Beijing on Friday announced that its exports fell 21.4 percent in June from a year earlier, the smallest decline since March, and rose 7.5 percent from May.
Air cargo volumes through Hong Kong in June totaled 187,955 tons.
CNOOC may join CNPC in $14.5b bid for Spain's YPF
The country's top offshore oil and gas producer CNOOC is in discussions to support China National Petroleum Corp's (CNPC) expected $14.5 billion bid for Spanish oil major Repsol's Argentine unit YPF, a source with direct knowledge of the matter said.
CNOOC is eying 25 percent of YPF, the source told Reuters on Friday. The source was not authorized to speak publicly about the matter and declined to be identified.
CNPC, parent of top Asian oil and gas company PetroChina, is in talks to buy 75 percent of YPF, sources said earlier this week.
BYD eyes bus making company in Hunan
Mainland battery and electric car maker BYD Co is seeking to buy a bus making company in Hunan, Central China, to increase production of alternative fuel vehicles, according to the Hunan Economic Committee's website.
BYD, part owned by Warren Buffett's Berkshire Hathaway, would pay at least 2 billion yuan ($293 million) to acquire Hunan Sanxiang Bus Group from the Midea Group, the committee said on its website.
The facilities, located in Changsha, Hunan province, will become BYD's third manufacturing base on the mainland and eventually produce BYD's sedans, small vans and components, it added.
BYD would not comment on the announcement.

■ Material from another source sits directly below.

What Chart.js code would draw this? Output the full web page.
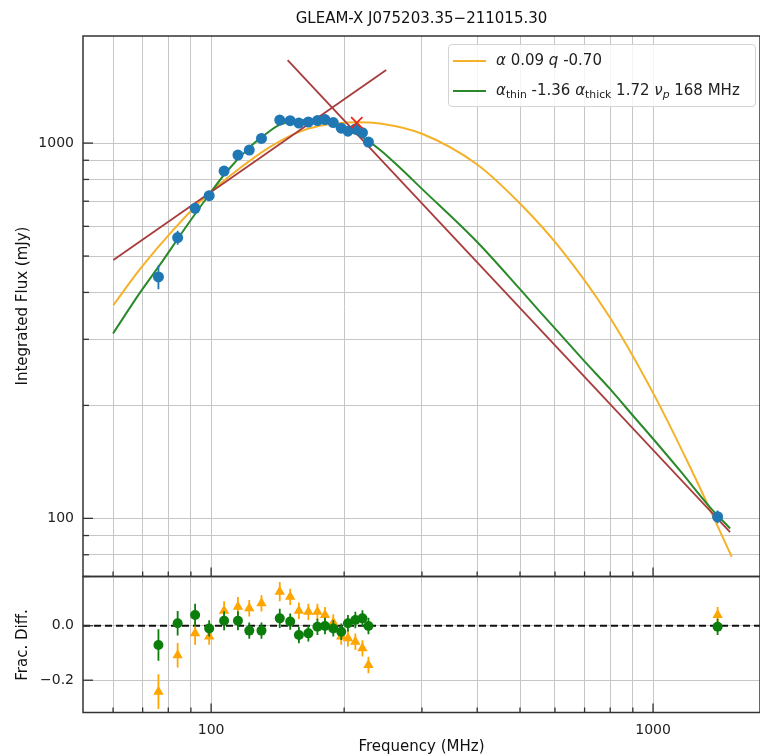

China Overseas Land says H1 unit sales rise 66%
Top mainland property developer China Overseas Land said its apartment sales for the first half of 2009 jumped 66.1 percent year-on-year to HK$26.3 billion ($3.4 billion) as demand for homes remained strong.
The developer said it sold 2.83 million square meters of apartments during the six-month period, up 92.4 percent from a year earlier.
Apartment sales for June rose 31.6 percent year-on-year to HK$6 billion with total gross floor area sold rising 32.5 percent to 665,900 square meters, the company said.
It said no new land was acquired in June and total land reserve of 24.8 million square meters was sufficient to meet its needs in the next 4-5 years.
China Aoyuan to raise funds for acquisitions
Mainland real estate developer China Aoyuan Property Group Ltd aims to sell up to HK$644 million ($83 million) worth of new shares, raising capital to fund property acquisitions, according to a term sheet on Friday.
The developer will sell 360 million new shares to its chairman at a price between HK$1.73 and HK$1.79 each, with an option to issue a further 90.5 million shares, the term sheet said.
The issue price represents a discount of 9.1-12.2 percent to the closing price of HK$1.97 on Thursday. The shares were suspended on Friday.
The chairman will buy the new shares on completion of sales of the same amount of existing shares at the same price. Morgan Stanley is handling the deal.